:: Dataset entries ::

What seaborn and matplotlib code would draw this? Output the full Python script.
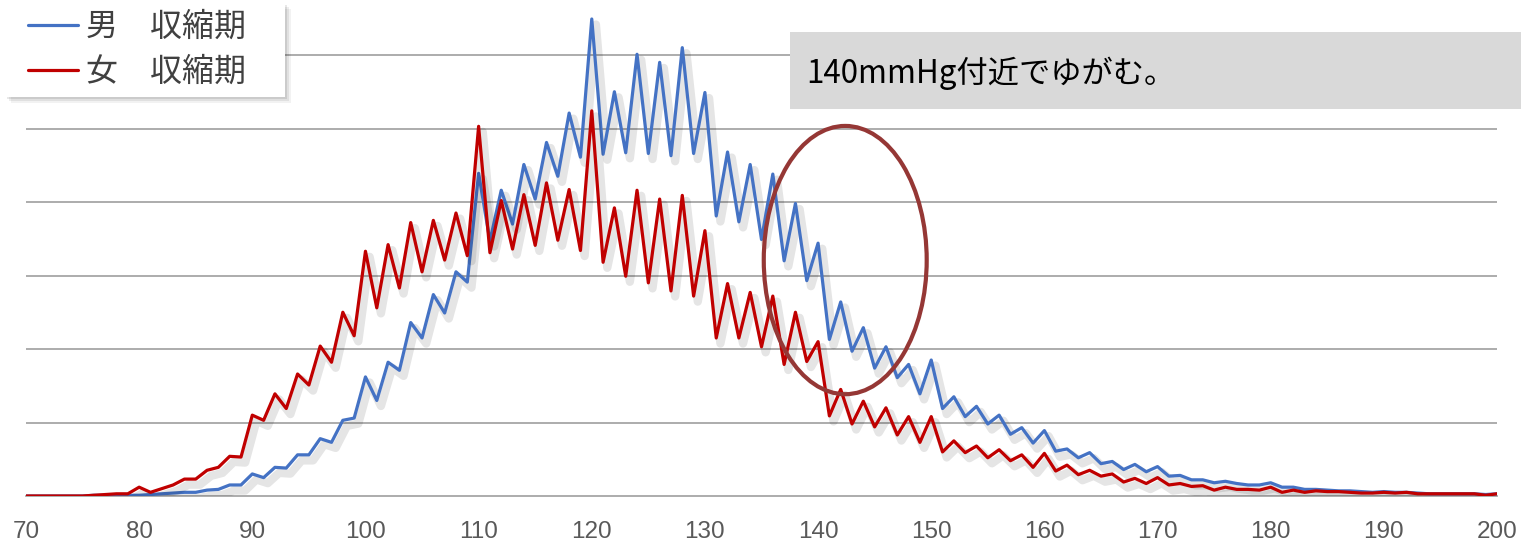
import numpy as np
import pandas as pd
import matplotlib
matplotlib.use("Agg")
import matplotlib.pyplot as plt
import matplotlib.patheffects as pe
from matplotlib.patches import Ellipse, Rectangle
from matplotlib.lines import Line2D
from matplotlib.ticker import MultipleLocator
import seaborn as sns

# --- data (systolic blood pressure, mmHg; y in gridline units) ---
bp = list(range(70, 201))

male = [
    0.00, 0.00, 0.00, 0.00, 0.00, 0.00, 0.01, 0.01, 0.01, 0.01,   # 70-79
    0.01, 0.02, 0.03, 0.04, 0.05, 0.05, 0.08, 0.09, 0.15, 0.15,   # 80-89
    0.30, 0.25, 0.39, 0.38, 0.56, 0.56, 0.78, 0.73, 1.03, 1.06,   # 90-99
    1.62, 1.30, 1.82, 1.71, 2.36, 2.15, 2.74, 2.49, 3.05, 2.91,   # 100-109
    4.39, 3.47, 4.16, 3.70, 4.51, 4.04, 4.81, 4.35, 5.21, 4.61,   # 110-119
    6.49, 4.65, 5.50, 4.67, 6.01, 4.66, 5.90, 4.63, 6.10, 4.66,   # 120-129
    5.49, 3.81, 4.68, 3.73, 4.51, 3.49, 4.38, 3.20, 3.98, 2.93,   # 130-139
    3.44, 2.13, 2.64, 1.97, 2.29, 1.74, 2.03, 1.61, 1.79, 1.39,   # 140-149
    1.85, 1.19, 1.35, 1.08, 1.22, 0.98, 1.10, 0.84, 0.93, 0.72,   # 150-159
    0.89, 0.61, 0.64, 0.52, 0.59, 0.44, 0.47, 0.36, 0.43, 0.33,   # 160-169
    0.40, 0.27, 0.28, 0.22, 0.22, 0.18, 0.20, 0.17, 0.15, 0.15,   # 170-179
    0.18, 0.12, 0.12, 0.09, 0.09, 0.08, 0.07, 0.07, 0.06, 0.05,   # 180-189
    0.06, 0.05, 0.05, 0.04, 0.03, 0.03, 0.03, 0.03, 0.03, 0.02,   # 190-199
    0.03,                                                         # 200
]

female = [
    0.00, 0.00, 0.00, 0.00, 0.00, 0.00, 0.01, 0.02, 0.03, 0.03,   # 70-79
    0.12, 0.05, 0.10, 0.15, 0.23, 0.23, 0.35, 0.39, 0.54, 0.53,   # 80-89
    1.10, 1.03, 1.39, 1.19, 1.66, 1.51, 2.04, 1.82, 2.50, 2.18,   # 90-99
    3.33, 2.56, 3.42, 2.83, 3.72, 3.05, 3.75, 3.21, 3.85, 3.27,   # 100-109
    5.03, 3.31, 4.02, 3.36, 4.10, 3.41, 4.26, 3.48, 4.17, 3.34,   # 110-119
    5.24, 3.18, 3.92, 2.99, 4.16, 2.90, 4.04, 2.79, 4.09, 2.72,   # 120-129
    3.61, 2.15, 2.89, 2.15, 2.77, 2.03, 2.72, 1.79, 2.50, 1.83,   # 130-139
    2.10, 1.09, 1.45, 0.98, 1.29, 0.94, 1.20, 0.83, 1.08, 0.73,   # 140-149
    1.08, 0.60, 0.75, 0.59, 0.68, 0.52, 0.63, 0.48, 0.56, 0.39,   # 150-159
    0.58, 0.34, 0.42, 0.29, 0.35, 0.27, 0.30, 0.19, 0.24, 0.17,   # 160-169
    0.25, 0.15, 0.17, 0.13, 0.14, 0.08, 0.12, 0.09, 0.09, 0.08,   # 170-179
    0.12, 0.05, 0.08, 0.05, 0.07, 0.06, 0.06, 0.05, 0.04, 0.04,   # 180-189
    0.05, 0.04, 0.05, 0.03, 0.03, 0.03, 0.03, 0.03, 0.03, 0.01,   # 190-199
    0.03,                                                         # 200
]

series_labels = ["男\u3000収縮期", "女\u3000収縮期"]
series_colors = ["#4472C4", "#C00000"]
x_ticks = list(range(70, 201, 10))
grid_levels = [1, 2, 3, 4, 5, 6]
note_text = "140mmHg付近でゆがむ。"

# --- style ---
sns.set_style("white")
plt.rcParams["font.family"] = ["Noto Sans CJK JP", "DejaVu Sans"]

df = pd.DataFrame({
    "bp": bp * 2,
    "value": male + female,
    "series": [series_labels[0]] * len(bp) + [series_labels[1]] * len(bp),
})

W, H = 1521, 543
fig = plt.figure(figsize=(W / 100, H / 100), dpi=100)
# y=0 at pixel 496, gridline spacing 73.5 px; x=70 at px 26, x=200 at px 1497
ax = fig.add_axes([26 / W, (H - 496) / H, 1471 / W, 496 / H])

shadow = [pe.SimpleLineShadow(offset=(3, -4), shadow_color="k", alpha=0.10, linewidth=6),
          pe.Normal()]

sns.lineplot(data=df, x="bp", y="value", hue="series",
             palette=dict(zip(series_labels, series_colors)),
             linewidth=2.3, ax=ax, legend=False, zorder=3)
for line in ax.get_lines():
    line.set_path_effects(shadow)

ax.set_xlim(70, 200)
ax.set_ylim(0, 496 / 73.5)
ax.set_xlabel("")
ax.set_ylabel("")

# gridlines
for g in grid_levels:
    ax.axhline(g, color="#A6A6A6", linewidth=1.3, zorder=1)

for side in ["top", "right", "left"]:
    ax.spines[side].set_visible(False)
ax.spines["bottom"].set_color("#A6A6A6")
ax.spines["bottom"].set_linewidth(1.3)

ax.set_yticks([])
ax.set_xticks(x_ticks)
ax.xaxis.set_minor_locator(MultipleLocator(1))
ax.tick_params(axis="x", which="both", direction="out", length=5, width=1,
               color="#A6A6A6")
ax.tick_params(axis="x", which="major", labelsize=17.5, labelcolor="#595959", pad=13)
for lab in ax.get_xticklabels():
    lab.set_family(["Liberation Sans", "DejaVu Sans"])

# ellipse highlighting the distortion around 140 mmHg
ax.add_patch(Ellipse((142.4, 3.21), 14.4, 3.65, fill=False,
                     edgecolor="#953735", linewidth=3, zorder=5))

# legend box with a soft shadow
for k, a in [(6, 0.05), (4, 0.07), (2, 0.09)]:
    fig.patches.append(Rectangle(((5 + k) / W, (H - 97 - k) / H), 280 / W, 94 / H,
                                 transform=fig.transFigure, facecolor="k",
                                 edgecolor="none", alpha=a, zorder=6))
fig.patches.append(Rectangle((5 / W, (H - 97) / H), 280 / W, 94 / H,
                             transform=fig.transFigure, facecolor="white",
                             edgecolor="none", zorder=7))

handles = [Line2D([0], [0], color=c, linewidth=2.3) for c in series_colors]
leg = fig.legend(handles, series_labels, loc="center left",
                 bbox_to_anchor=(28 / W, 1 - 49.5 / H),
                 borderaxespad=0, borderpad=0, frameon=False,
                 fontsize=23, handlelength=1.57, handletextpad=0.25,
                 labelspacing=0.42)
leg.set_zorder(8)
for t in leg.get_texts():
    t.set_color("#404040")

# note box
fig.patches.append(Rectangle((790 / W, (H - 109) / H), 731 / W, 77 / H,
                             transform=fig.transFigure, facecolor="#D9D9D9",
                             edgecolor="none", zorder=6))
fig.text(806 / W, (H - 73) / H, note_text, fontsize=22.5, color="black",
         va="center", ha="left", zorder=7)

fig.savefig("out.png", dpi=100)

:::
:: Dataset entries ::

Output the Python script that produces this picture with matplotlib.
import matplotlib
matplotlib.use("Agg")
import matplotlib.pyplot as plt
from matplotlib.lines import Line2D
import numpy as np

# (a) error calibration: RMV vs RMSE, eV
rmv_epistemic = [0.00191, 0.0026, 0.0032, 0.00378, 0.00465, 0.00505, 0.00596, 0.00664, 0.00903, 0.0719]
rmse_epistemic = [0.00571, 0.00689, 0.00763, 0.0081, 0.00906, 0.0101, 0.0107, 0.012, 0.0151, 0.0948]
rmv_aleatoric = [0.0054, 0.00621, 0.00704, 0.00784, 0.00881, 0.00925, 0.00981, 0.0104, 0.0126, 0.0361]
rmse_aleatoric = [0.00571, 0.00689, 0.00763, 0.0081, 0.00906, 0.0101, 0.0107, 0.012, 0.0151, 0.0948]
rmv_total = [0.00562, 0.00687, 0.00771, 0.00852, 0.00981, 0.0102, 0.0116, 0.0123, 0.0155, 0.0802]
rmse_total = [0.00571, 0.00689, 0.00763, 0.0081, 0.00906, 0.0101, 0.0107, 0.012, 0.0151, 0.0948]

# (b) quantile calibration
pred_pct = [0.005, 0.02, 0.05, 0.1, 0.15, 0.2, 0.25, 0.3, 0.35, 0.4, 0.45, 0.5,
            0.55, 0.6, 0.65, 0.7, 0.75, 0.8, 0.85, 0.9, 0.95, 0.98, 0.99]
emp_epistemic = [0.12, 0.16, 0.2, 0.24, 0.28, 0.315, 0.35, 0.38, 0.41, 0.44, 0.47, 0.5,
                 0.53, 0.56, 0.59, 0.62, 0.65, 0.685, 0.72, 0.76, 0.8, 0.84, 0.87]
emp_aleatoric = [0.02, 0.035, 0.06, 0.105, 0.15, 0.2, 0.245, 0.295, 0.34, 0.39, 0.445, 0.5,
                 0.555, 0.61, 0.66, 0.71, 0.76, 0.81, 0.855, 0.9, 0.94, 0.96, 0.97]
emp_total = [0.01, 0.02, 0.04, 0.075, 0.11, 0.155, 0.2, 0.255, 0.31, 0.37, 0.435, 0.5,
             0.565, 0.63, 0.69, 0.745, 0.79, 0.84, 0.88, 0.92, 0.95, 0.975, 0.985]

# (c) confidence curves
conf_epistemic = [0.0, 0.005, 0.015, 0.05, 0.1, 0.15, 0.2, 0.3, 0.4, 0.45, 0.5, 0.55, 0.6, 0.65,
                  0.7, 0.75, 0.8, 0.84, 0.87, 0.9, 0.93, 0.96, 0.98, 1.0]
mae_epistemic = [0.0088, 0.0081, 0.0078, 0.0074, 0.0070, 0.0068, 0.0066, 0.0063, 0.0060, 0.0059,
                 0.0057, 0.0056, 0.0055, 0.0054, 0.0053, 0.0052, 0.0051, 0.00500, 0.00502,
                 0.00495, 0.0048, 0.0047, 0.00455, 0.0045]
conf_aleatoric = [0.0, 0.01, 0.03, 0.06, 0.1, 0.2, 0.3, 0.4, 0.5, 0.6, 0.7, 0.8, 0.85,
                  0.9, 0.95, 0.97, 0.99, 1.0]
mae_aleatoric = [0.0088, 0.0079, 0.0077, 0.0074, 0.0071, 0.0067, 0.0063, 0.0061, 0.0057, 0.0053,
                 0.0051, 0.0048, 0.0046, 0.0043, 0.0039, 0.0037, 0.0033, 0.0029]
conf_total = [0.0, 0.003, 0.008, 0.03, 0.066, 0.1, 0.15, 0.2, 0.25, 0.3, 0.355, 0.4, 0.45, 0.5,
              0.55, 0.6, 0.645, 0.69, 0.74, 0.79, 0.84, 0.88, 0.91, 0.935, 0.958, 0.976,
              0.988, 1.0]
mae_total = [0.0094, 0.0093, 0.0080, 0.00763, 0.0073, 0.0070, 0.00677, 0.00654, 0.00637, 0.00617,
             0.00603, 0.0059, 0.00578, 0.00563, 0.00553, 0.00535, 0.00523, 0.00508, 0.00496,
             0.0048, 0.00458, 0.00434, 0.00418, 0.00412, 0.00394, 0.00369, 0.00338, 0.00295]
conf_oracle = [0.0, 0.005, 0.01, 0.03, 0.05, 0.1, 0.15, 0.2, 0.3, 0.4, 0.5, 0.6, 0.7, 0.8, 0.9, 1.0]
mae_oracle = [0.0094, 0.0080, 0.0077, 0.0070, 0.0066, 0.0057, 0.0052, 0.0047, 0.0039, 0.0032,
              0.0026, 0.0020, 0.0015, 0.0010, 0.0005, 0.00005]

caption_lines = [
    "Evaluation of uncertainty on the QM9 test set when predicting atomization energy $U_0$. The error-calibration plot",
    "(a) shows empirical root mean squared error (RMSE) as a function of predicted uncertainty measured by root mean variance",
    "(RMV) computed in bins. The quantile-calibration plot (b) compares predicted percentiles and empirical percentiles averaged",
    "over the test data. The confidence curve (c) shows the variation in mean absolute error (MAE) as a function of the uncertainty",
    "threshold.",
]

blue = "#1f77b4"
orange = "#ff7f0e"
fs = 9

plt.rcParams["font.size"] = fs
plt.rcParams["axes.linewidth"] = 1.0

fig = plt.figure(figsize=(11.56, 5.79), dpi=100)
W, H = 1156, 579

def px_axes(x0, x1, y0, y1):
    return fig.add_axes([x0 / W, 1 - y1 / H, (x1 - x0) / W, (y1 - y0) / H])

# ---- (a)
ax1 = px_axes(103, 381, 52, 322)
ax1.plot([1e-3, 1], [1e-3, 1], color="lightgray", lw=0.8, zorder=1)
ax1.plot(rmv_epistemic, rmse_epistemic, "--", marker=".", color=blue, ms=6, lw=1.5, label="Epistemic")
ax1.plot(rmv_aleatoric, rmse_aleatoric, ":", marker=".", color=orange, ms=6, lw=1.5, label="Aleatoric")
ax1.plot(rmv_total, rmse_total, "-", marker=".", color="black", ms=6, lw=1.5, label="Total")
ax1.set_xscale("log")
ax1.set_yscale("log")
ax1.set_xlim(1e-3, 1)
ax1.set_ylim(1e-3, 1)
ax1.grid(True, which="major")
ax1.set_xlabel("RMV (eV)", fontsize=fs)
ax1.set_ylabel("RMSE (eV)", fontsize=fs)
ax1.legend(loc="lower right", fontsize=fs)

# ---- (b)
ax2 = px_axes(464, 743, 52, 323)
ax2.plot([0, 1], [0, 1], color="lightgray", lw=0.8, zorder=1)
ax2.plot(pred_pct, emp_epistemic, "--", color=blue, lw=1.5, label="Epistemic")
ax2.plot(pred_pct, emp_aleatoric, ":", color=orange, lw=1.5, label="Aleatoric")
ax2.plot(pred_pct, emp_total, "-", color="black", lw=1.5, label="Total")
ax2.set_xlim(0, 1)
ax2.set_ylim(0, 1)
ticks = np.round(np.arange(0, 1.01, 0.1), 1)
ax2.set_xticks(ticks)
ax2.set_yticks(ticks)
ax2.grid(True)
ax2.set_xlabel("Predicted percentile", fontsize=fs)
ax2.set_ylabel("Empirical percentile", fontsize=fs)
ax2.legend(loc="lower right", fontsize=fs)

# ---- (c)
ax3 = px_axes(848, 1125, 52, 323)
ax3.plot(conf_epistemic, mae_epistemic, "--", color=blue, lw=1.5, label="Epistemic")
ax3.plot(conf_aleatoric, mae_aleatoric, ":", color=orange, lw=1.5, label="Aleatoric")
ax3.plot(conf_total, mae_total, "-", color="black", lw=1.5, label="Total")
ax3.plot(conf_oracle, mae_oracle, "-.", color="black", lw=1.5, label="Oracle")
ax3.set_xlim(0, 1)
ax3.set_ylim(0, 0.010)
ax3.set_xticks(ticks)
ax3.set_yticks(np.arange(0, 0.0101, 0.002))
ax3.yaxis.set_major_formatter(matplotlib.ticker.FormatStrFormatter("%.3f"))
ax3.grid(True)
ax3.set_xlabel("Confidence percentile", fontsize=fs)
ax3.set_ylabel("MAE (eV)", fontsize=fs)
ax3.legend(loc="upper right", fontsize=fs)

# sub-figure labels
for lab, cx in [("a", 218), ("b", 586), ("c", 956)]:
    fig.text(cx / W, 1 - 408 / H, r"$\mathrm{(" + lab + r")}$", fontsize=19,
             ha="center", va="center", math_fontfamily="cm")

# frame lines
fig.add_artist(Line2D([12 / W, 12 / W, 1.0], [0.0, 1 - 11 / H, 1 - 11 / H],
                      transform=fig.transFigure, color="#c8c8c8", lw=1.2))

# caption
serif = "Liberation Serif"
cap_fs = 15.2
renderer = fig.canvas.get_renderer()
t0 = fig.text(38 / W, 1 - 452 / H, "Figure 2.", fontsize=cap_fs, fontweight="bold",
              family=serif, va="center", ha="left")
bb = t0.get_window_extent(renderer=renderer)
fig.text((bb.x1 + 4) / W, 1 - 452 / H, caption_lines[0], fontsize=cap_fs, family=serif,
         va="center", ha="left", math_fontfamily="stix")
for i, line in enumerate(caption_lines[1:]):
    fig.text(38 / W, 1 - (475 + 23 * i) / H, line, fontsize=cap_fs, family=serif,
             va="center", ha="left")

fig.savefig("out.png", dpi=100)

:::
:: Dataset entries ::

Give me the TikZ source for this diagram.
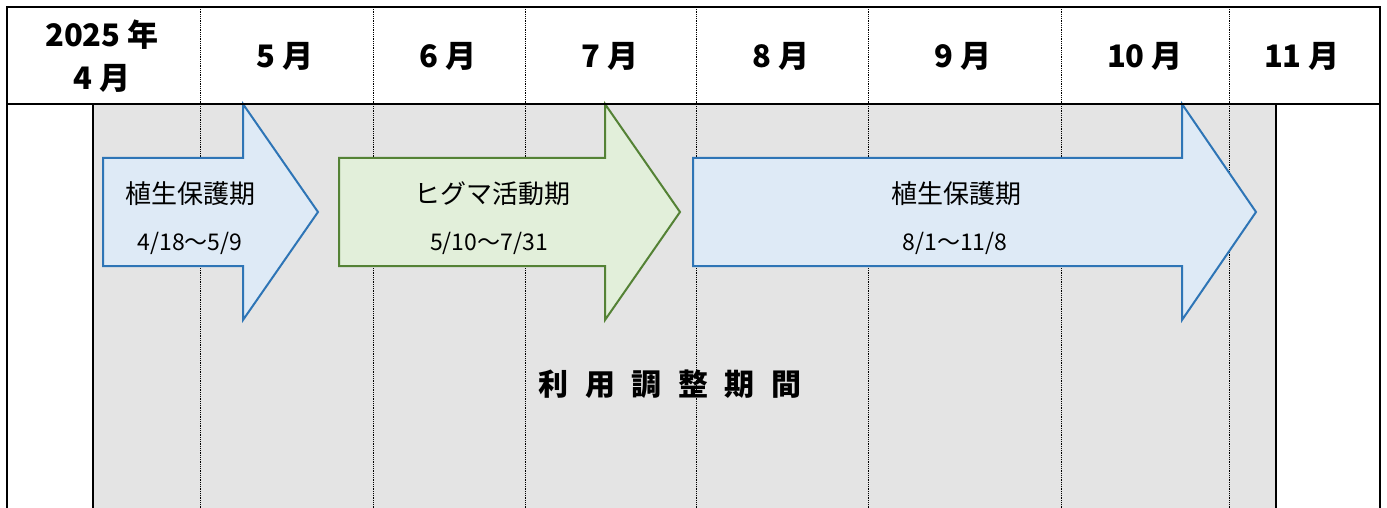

:::

Goal: Beginning at the line above that contains "What seaborn and", repeat each line exactly through the one that contains "import seaborn as sns", and leave out the pictures.

Complete answer:
What seaborn and matplotlib code would draw this? Output the full Python script.
import numpy as np
import pandas as pd
import matplotlib
matplotlib.use("Agg")
import matplotlib.pyplot as plt
import matplotlib.patheffects as pe
from matplotlib.patches import Ellipse, Rectangle
from matplotlib.lines import Line2D
from matplotlib.ticker import MultipleLocator
import seaborn as sns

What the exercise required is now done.